---------- Provided records ----------

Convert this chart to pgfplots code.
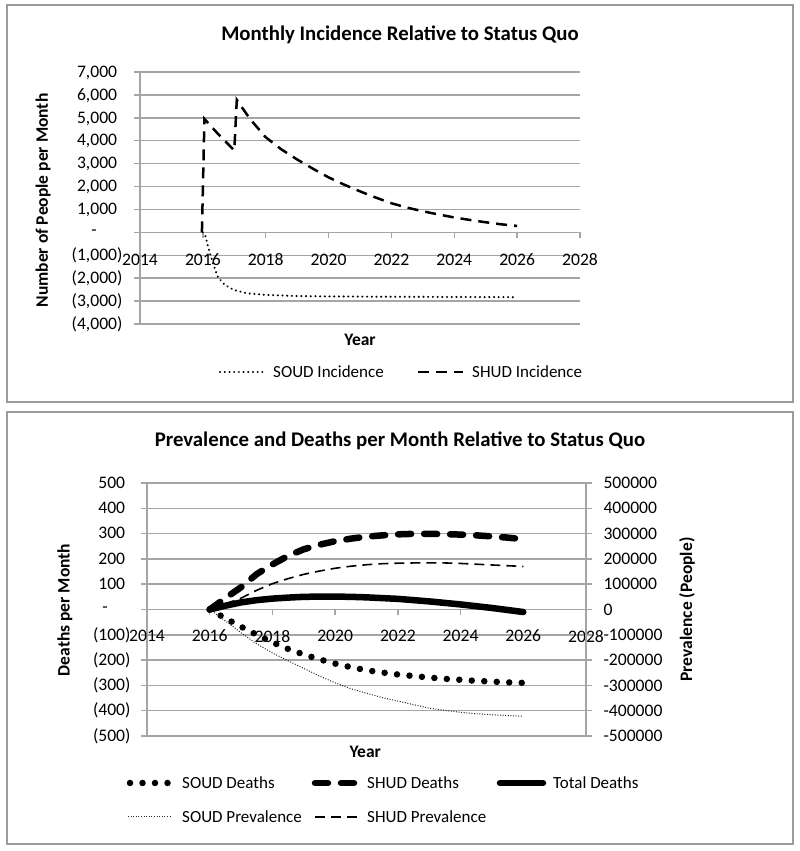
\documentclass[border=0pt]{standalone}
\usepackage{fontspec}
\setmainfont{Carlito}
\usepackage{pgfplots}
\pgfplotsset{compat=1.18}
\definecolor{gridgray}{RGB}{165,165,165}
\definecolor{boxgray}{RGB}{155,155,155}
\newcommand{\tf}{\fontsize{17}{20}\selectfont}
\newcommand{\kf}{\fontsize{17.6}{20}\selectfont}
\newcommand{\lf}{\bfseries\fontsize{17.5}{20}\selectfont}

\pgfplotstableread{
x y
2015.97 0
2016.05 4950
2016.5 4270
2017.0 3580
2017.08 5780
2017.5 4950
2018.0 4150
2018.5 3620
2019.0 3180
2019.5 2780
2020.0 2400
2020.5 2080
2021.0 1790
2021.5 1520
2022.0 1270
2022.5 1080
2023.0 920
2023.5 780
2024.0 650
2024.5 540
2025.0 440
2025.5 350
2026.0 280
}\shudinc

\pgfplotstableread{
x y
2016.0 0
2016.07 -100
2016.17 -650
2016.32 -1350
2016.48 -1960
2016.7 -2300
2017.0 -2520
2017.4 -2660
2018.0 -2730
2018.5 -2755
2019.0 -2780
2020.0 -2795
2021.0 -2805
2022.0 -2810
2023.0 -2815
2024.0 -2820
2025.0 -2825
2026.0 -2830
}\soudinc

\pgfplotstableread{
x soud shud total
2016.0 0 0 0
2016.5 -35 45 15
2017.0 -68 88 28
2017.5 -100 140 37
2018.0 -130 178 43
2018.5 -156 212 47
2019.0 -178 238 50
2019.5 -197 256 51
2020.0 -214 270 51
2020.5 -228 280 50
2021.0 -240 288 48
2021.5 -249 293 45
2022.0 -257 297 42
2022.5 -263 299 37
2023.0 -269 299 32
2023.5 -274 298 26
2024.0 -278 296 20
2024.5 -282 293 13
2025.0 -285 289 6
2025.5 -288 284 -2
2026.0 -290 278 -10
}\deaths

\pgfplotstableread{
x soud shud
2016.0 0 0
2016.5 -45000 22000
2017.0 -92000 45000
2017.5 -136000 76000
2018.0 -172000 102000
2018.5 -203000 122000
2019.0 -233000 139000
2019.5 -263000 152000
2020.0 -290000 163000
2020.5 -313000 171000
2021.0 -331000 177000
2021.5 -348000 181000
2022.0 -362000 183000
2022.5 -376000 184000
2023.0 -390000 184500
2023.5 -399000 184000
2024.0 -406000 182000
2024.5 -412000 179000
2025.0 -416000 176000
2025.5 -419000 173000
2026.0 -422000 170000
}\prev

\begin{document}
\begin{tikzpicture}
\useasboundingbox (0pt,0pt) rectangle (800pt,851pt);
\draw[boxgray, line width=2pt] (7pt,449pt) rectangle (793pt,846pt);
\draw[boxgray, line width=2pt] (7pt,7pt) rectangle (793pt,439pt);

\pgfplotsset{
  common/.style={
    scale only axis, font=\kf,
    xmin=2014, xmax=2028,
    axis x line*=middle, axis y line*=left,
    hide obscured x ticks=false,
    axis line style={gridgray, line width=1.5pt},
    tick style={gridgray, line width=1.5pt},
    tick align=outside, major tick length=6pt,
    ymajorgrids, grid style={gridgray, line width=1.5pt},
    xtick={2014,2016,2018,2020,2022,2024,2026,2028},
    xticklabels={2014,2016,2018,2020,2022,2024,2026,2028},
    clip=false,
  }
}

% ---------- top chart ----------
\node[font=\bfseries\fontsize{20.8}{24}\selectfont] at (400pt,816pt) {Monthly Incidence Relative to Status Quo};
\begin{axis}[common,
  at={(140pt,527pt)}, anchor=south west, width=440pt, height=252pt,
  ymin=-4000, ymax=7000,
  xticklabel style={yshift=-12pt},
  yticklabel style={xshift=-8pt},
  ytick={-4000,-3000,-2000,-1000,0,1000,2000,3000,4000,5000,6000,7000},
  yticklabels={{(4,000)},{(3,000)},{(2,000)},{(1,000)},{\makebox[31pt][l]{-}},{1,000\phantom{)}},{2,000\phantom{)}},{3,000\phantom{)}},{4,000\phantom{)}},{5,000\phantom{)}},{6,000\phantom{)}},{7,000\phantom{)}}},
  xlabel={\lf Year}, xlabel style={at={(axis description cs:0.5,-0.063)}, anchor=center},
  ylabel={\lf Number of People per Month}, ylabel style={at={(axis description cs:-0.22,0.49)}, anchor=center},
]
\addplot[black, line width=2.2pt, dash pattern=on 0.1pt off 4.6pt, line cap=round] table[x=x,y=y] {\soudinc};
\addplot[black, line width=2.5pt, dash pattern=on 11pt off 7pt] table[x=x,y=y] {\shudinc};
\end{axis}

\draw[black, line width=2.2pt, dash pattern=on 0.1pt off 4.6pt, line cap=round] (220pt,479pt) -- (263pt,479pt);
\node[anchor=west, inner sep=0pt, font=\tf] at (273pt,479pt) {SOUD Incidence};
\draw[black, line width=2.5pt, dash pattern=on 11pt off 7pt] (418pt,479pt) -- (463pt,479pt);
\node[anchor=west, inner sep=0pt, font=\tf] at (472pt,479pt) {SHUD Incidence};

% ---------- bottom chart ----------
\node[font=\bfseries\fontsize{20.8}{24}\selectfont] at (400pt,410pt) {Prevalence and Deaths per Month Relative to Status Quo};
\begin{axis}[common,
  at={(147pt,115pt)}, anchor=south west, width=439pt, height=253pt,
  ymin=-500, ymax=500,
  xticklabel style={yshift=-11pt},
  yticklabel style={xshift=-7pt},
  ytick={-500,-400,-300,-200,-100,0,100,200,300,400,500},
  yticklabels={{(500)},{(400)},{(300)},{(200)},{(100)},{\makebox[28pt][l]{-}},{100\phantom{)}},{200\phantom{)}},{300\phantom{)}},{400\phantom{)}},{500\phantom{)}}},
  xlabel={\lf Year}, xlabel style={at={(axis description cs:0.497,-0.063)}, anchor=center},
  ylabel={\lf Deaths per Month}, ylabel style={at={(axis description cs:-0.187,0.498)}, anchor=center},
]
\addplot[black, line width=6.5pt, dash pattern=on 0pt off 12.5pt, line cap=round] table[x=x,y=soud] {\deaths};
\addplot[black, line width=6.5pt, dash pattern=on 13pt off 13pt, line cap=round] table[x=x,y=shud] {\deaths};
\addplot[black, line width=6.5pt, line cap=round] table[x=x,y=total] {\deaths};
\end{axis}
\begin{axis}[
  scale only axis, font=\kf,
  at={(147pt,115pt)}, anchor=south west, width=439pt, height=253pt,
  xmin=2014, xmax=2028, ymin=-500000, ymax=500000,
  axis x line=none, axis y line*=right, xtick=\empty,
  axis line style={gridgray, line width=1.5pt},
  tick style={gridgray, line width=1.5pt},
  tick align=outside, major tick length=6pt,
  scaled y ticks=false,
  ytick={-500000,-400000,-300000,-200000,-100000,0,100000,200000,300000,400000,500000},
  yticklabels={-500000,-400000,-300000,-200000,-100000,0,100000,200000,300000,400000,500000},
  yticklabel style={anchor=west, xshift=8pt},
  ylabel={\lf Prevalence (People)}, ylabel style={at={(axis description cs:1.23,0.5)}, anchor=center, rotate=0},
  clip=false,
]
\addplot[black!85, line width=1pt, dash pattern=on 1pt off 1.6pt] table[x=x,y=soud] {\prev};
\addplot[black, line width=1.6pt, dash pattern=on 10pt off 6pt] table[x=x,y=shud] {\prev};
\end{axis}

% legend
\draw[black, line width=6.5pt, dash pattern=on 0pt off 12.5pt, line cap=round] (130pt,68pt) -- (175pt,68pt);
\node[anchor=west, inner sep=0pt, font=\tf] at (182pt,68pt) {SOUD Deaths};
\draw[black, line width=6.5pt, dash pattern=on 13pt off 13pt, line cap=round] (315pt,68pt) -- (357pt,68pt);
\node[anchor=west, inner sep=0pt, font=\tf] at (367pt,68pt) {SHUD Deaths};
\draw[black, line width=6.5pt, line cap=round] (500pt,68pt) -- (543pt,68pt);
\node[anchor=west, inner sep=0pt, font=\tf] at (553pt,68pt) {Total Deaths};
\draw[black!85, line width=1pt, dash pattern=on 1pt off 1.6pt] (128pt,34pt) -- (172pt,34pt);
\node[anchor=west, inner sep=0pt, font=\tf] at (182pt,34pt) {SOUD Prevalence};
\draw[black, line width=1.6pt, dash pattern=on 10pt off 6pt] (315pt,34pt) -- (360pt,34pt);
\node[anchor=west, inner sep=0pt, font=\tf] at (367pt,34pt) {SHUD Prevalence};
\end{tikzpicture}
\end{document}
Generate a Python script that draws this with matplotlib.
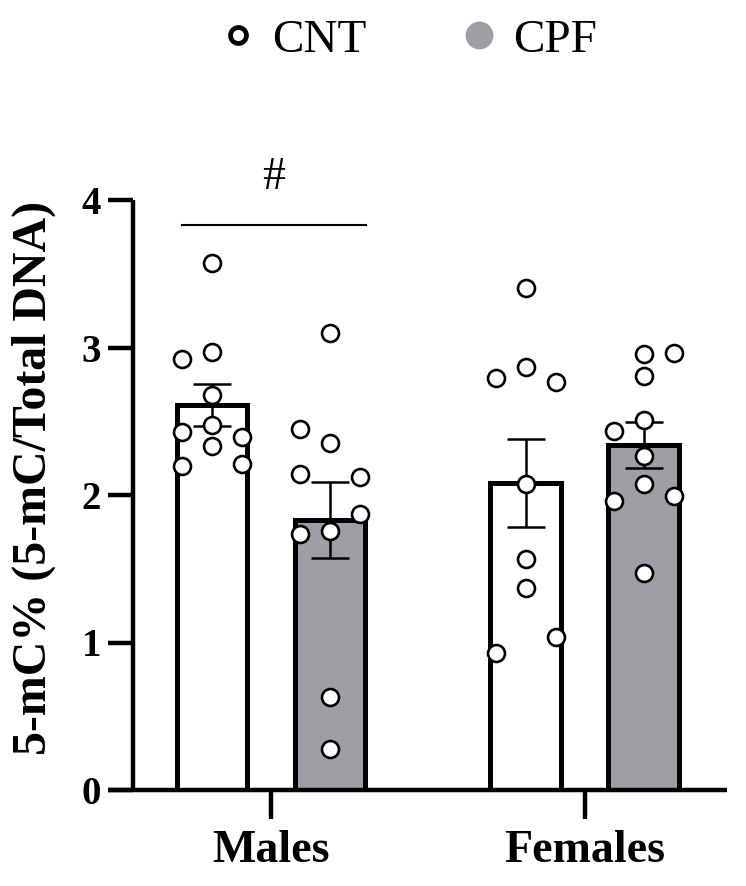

----------

Do this: Repeat, word for word and with no pictures, only the lines running from the beginning of the data to the line that contains "(7pt,7pt) rectangle (793pt,439pt);".

Output of the exercise:
Convert this chart to pgfplots code.
\documentclass[border=0pt]{standalone}
\usepackage{fontspec}
\setmainfont{Carlito}
\usepackage{pgfplots}
\pgfplotsset{compat=1.18}
\definecolor{gridgray}{RGB}{165,165,165}
\definecolor{boxgray}{RGB}{155,155,155}
\newcommand{\tf}{\fontsize{17}{20}\selectfont}
\newcommand{\kf}{\fontsize{17.6}{20}\selectfont}
\newcommand{\lf}{\bfseries\fontsize{17.5}{20}\selectfont}

\pgfplotstableread{
x y
2015.97 0
2016.05 4950
2016.5 4270
2017.0 3580
2017.08 5780
2017.5 4950
2018.0 4150
2018.5 3620
2019.0 3180
2019.5 2780
2020.0 2400
2020.5 2080
2021.0 1790
2021.5 1520
2022.0 1270
2022.5 1080
2023.0 920
2023.5 780
2024.0 650
2024.5 540
2025.0 440
2025.5 350
2026.0 280
}\shudinc

\pgfplotstableread{
x y
2016.0 0
2016.07 -100
2016.17 -650
2016.32 -1350
2016.48 -1960
2016.7 -2300
2017.0 -2520
2017.4 -2660
2018.0 -2730
2018.5 -2755
2019.0 -2780
2020.0 -2795
2021.0 -2805
2022.0 -2810
2023.0 -2815
2024.0 -2820
2025.0 -2825
2026.0 -2830
}\soudinc

\pgfplotstableread{
x soud shud total
2016.0 0 0 0
2016.5 -35 45 15
2017.0 -68 88 28
2017.5 -100 140 37
2018.0 -130 178 43
2018.5 -156 212 47
2019.0 -178 238 50
2019.5 -197 256 51
2020.0 -214 270 51
2020.5 -228 280 50
2021.0 -240 288 48
2021.5 -249 293 45
2022.0 -257 297 42
2022.5 -263 299 37
2023.0 -269 299 32
2023.5 -274 298 26
2024.0 -278 296 20
2024.5 -282 293 13
2025.0 -285 289 6
2025.5 -288 284 -2
2026.0 -290 278 -10
}\deaths

\pgfplotstableread{
x soud shud
2016.0 0 0
2016.5 -45000 22000
2017.0 -92000 45000
2017.5 -136000 76000
2018.0 -172000 102000
2018.5 -203000 122000
2019.0 -233000 139000
2019.5 -263000 152000
2020.0 -290000 163000
2020.5 -313000 171000
2021.0 -331000 177000
2021.5 -348000 181000
2022.0 -362000 183000
2022.5 -376000 184000
2023.0 -390000 184500
2023.5 -399000 184000
2024.0 -406000 182000
2024.5 -412000 179000
2025.0 -416000 176000
2025.5 -419000 173000
2026.0 -422000 170000
}\prev

\begin{document}
\begin{tikzpicture}
\useasboundingbox (0pt,0pt) rectangle (800pt,851pt);
\draw[boxgray, line width=2pt] (7pt,449pt) rectangle (793pt,846pt);
\draw[boxgray, line width=2pt] (7pt,7pt) rectangle (793pt,439pt);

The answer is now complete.